Boring January 4, 2008 3 out of 4 found this review helpful
The general tone of this book is very much like a second rate graduate thesis. It manages to be blandly academic in terms of style yet with none of the rigor one would associate with a decent sociology text. For example the author appears to have interviewed a grand total of about five people. Also none of the people interviewed are particularly interesting characters; the focus seems to be people recovering from sexual abuse or people affirming their sexuality by getting branded.
Now I don't have a problem with this phenomenon, I think its pretty interesting but If you want to read that kind of thing you can find tons of it free on Bmezine. Bmezine, has tones of experience stories like this, actual pictures and a means to contact people actually involved.
If you scrape away the interviews all you have left are the authors opinions about modification and a few cheap sudo cyberpunk photo's.
If you want a good read about body modification read the modern primitives re search title and the industrial culture handbook. I don't really have any good academic recommendations but I bet with a bit of research you can find something a lot better than this.

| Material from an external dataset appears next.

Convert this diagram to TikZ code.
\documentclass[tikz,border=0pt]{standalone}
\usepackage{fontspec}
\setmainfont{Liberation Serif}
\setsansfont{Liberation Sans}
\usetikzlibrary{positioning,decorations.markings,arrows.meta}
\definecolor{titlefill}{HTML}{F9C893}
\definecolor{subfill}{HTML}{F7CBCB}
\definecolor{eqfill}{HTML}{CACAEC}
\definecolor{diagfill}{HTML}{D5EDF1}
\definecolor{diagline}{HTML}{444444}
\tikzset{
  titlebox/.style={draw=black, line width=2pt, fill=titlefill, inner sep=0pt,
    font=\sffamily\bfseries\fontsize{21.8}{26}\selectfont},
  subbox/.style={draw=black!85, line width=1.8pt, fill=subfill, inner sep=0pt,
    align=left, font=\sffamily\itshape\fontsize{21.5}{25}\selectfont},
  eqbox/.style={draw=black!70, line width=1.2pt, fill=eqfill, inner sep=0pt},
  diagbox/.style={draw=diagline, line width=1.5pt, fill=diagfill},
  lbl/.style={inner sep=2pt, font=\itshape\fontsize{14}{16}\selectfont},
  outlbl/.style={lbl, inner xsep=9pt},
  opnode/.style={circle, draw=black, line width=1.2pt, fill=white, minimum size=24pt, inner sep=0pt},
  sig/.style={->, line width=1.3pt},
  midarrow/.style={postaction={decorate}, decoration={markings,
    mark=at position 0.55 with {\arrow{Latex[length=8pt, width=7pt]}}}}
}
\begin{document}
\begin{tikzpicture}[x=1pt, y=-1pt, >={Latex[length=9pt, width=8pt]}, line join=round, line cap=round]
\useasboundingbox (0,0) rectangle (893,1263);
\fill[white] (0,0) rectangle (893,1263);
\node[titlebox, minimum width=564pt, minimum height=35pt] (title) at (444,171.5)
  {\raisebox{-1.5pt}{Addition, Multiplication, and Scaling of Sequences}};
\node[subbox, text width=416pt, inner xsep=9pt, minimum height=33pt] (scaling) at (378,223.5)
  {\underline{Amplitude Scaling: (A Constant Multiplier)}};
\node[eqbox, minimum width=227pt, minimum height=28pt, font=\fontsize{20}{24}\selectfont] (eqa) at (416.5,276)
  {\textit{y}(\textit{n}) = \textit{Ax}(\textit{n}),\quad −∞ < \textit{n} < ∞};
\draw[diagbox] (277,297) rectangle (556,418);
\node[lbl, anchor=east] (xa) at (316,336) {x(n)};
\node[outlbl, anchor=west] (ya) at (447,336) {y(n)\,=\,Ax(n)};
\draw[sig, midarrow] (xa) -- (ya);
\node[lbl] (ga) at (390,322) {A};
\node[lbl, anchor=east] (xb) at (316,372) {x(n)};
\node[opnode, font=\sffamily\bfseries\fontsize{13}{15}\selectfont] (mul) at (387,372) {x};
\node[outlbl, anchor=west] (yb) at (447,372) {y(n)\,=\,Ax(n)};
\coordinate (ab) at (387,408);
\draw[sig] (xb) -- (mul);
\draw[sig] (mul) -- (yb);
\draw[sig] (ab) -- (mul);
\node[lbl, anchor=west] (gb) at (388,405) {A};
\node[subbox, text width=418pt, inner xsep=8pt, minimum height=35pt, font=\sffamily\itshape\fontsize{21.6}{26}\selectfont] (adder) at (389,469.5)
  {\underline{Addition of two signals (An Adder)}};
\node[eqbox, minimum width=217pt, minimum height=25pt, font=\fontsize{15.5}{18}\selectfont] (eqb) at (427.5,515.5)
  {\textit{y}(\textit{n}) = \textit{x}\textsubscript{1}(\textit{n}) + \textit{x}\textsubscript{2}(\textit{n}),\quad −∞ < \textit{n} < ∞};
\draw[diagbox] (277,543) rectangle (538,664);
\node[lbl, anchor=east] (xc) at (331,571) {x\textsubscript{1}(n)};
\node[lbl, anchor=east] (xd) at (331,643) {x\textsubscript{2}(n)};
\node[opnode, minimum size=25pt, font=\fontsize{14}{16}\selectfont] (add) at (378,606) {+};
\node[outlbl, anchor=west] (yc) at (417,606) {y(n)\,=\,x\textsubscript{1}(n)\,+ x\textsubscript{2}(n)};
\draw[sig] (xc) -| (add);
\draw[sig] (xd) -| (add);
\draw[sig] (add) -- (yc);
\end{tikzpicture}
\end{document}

save your money June 28, 2007 2 out of 3 found this review helpful
poor quality printing with very few photo's and what they were was not up to today's standards
Body modification-let the truth be told! June 11, 2004 4 out of 6 found this review helpful
The book deals with a myriad of social issues pertaning to the body and its modification to show both resistance and conformaty to mainstreem and subculture respectively. And indeed the book was interesting to read once and maybe twice if one is writing their masters thesis or doctoral dissertaion. However, I felt that the book would someteimes just drag on and on. What was however interesting was the course that included the book in its uses. The work is very academic, professional and worth the time to read.

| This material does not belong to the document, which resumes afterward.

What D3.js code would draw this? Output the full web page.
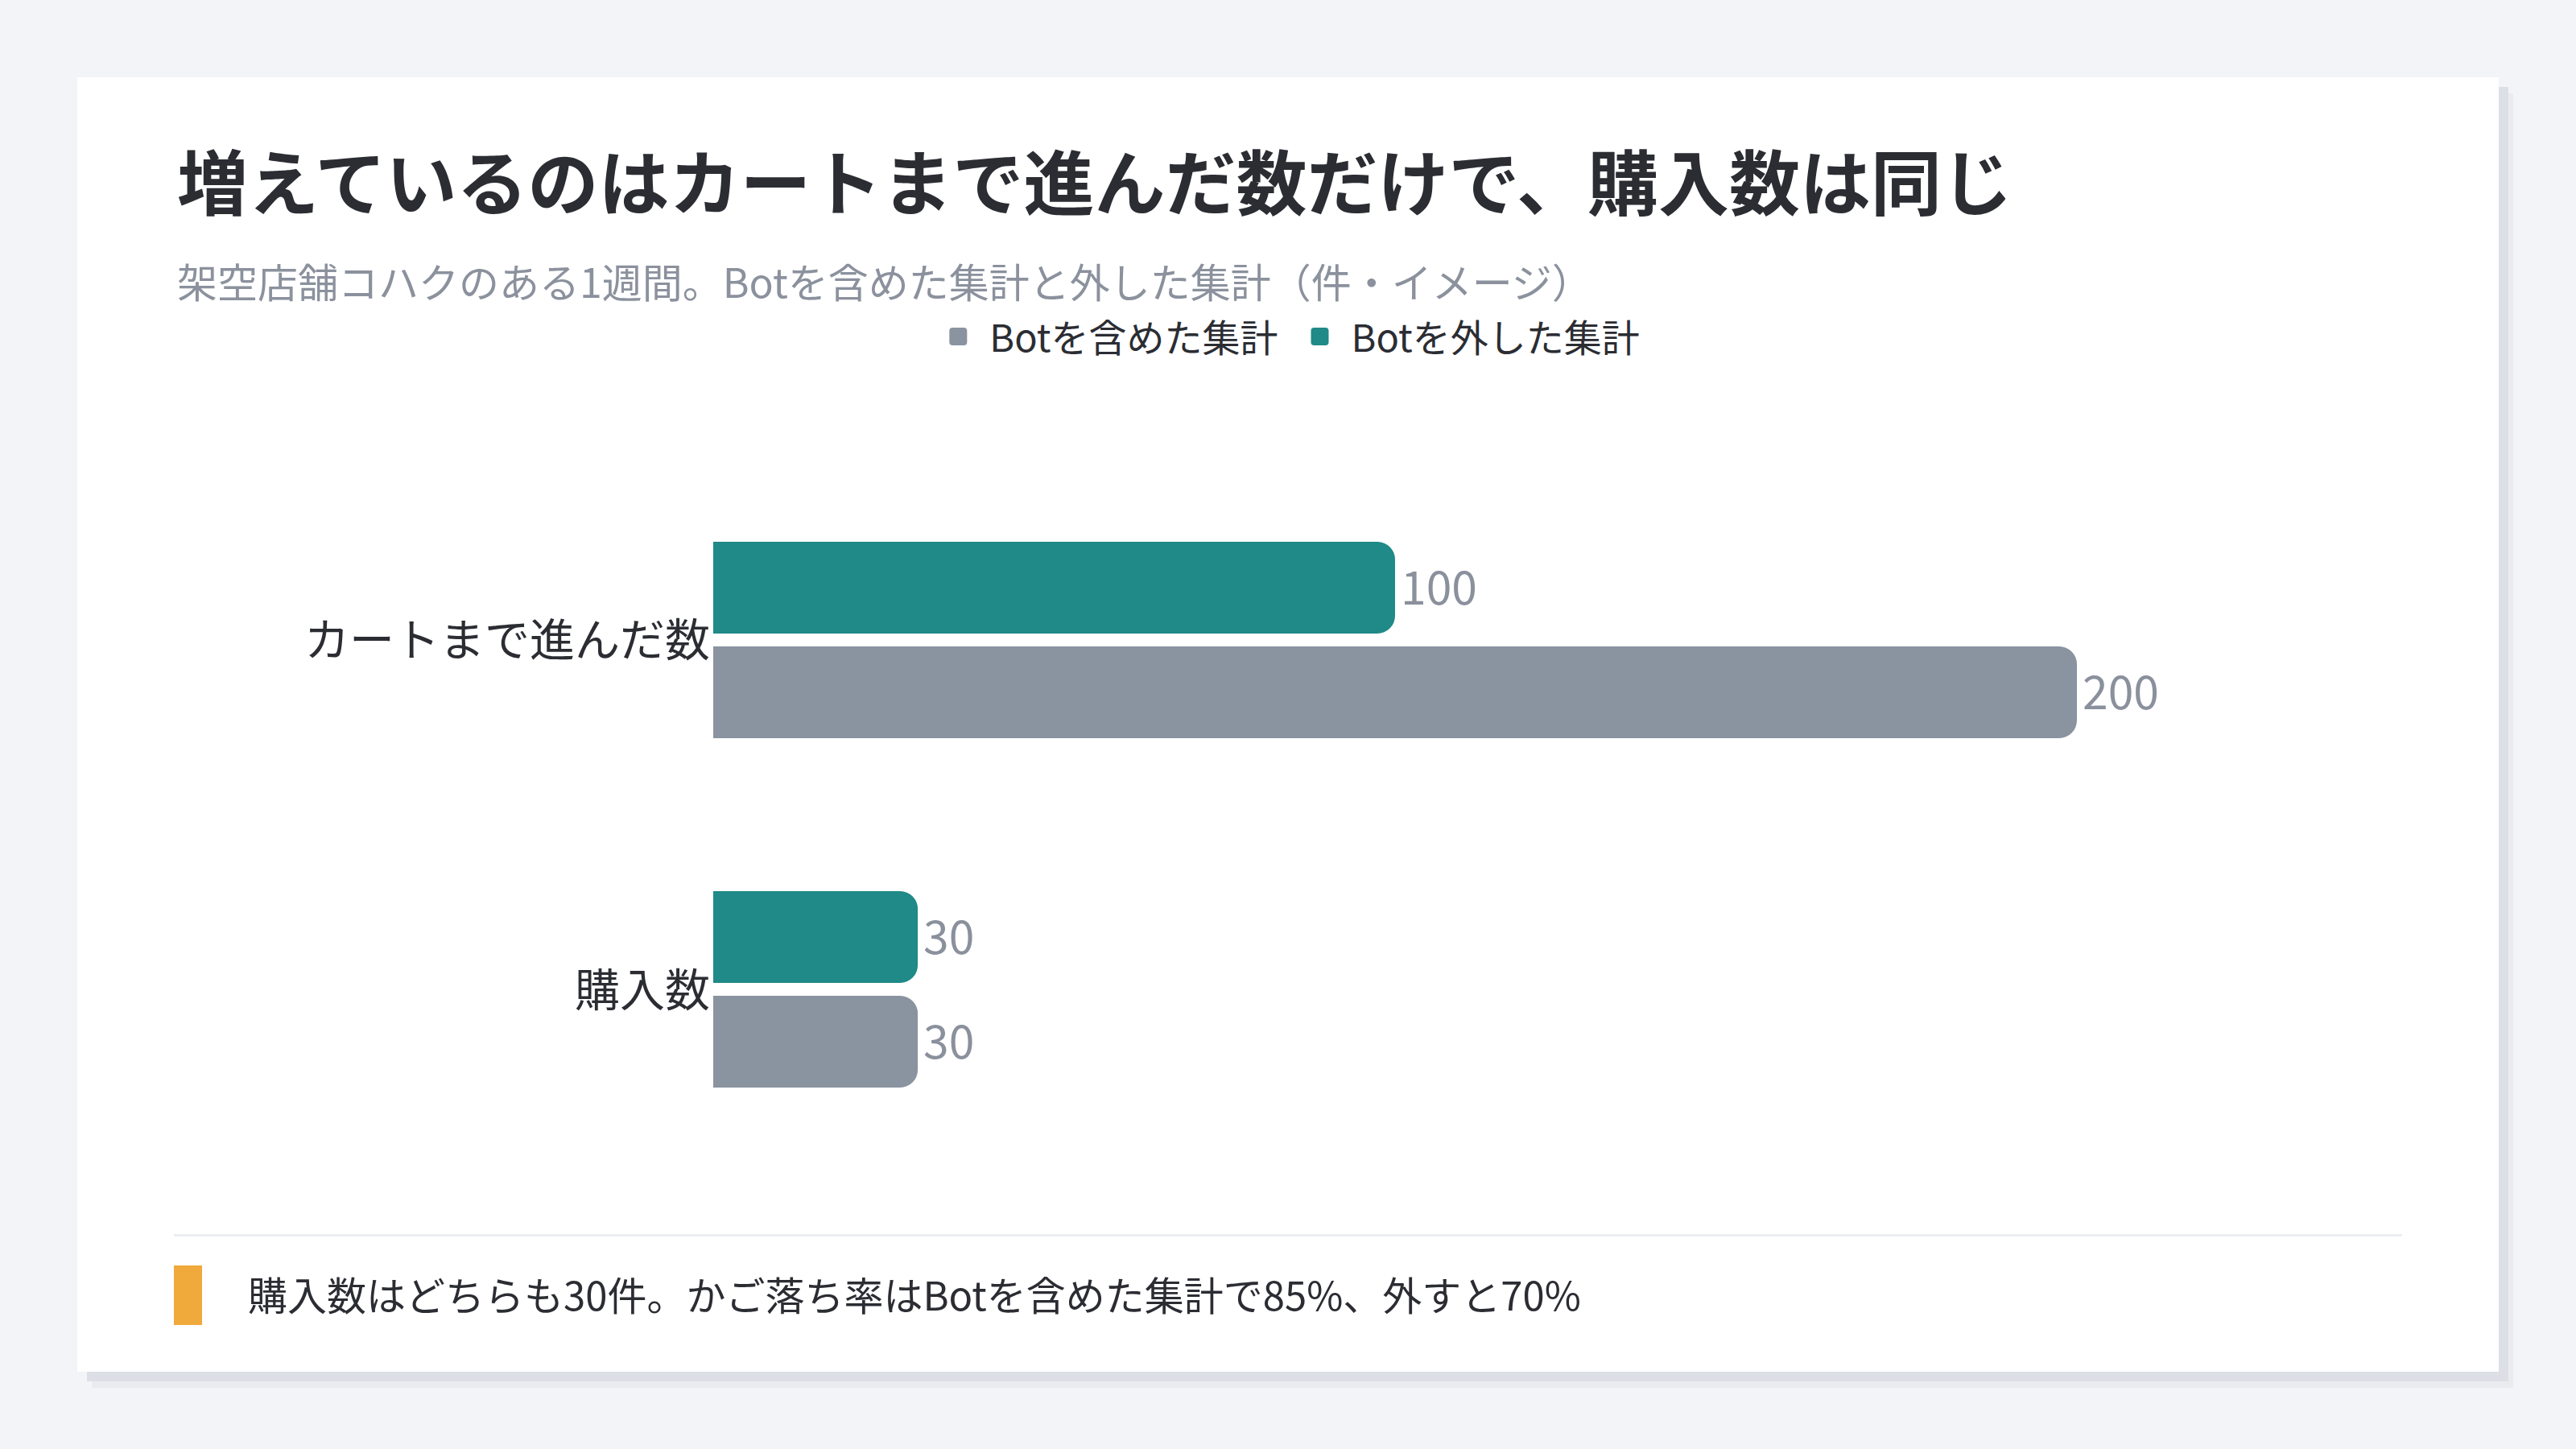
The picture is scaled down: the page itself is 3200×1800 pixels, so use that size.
<!DOCTYPE html>
<html><head><meta charset="utf-8">
<script src="https://cdn.jsdelivr.net/npm/d3@7"></script>
<style>
html,body{margin:0;padding:0;background:#f3f4f8;}
svg{display:block;font-family:"Noto Sans CJK JP","Noto Sans",sans-serif;}
</style></head>
<body>
<svg id="chart" width="3200" height="1800"></svg>
<script>
const titleText = "増えているのはカートまで進んだ数だけで、購入数は同じ";
const subtitleText = "架空店舗コハクのある1週間。Botを含めた集計と外した集計（件・イメージ）";
const footerText = "購入数はどちらも30件。かご落ち率はBotを含めた集計で85%、外すと70%";
const categories = ["カートまで進んだ数", "購入数"];
const seriesKeys = ["without", "with"];
const legendNames = ["Botを含めた集計", "Botを外した集計"];
const legendKeys = ["with", "without"];
const withBot = [200, 30];
const withoutBot = [100, 30];
const colors = {with: "#8a93a0", without: "#1f8a87"};

const svg = d3.select("#chart");
svg.append("rect").attr("width",3200).attr("height",1800).attr("fill","#f3f4f8");

// card with shadow
const card = {x:96, y:96, w:3008, h:1608};
svg.append("rect").attr("x",card.x+18).attr("y",card.y+20).attr("width",card.w).attr("height",card.h).attr("fill","#e9ebef");
svg.append("rect").attr("x",card.x+12).attr("y",card.y+12).attr("width",card.w).attr("height",card.h).attr("fill","#dcdfe5");
svg.append("rect").attr("x",card.x).attr("y",card.y).attr("width",card.w).attr("height",card.h).attr("fill","#ffffff");

svg.append("text").attr("x",220).attr("y",221).attr("dominant-baseline","central")
  .attr("font-size",88).attr("font-weight",700).attr("fill","#2b2d33").text(titleText);
svg.append("text").attr("x",220).attr("y",348).attr("dominant-baseline","central")
  .attr("font-size",50).attr("fill","#8b919d").text(subtitleText);

// legend
const lg = svg.append("g");
let lx = 0;
legendKeys.forEach((k,i)=>{
  const g = lg.append("g").attr("transform",`translate(${lx},0)`);
  g.append("rect").attr("x",0).attr("y",-11).attr("width",22).attr("height",22).attr("rx",4).attr("fill",colors[k]);
  const t = g.append("text").attr("x",50).attr("y",-2).attr("dominant-baseline","central")
    .attr("font-size",47).attr("fill","#2b2d33").text(legendNames[i]);
  lx += 50 + t.node().getComputedTextLength() + 41;
});
const lw = lx - 41;
lg.attr("transform",`translate(${1608 - lw/2},418)`);

// scales
const x = d3.scaleLinear().domain([0, 200]).range([886, 2580]);
const y0 = d3.scaleBand().domain(categories).range([480, 1544]).paddingInner(0.4378).paddingOuter(0.4447);
const y1 = d3.scaleBand().domain(seriesKeys).range([0, y0.bandwidth()]).paddingInner(0.123);

const data = categories.map((c,i)=>({cat:c, values:{with:withBot[i], without:withoutBot[i]}}));
const r = 22;
function barPath(x0, x1, yt, h){
  const rr = Math.min(r, (x1-x0), h/2);
  return `M${x0},${yt}H${x1-rr}A${rr},${rr} 0 0 1 ${x1},${yt+rr}V${yt+h-rr}A${rr},${rr} 0 0 1 ${x1-rr},${yt+h}H${x0}Z`;
}
const groups = svg.selectAll(".grp").data(data).join("g").attr("class","grp")
  .attr("transform",d=>`translate(0,${y0(d.cat)})`);
groups.selectAll("path").data(d=>seriesKeys.map(k=>({k, v:d.values[k]}))).join("path")
  .attr("d",d=>barPath(x(0), x(d.v), y1(d.k), y1.bandwidth()))
  .attr("fill",d=>colors[d.k]);
groups.selectAll("text.val").data(d=>seriesKeys.map(k=>({k, v:d.values[k]}))).join("text").attr("class","val")
  .attr("x",d=>x(d.v)+7).attr("y",d=>y1(d.k)+y1.bandwidth()/2-4).attr("dominant-baseline","central")
  .attr("font-size",57).attr("fill","#8a909c").text(d=>d.v);

// category axis labels
svg.selectAll("text.cat").data(categories).join("text").attr("class","cat")
  .attr("x",x(0)-4).attr("y",d=>y0(d)+y0.bandwidth()/2-4).attr("text-anchor","end").attr("dominant-baseline","central")
  .attr("font-size",56).attr("fill","#2b2d33").text(d=>d);

// divider and footer
svg.append("rect").attr("x",216).attr("y",1533).attr("width",2768).attr("height",3).attr("fill","#eceef2");
svg.append("rect").attr("x",216).attr("y",1572).attr("width",35).attr("height",74).attr("fill","#f0a93b");
svg.append("text").attr("x",308).attr("y",1606).attr("dominant-baseline","central")
  .attr("font-size",49).attr("fill","#2b2d33").text(footerText);
</script>
</body></html>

Superbly intelligent rendering of postmodern culture May 11, 2004 3 out of 3 found this review helpful
Victoria Pitts's book "In the Flesh" is the most brilliant analysis of postmodern culture I have ever read. Through the lens of recent phenomena in body modification--from the beautifying to the erotic and grotesque--she shows how issues of subjectivity are complexly intertwined with body strategies--performances in which the actors at once gain and lose themselves. With exquisite analysis of fascinating subjects and clear-minded use of postmodern theory, her book is the epitome of rigorous scholarship, both theoretical and empirical. It is, in a word, a theory of flesh and its agencies; but beyond the body, it offers us a scaffolding from which to view the painfully complex issues of contemporary culture at large.
bodies and culture April 7, 2004 This is a fascinating book that is theoretically sophisticated and guides us through the body in modern and postmodern theory. Her insight into the range of body modification practices and how they are linked to broader cultural shifts in late modernity is sharp and convincing.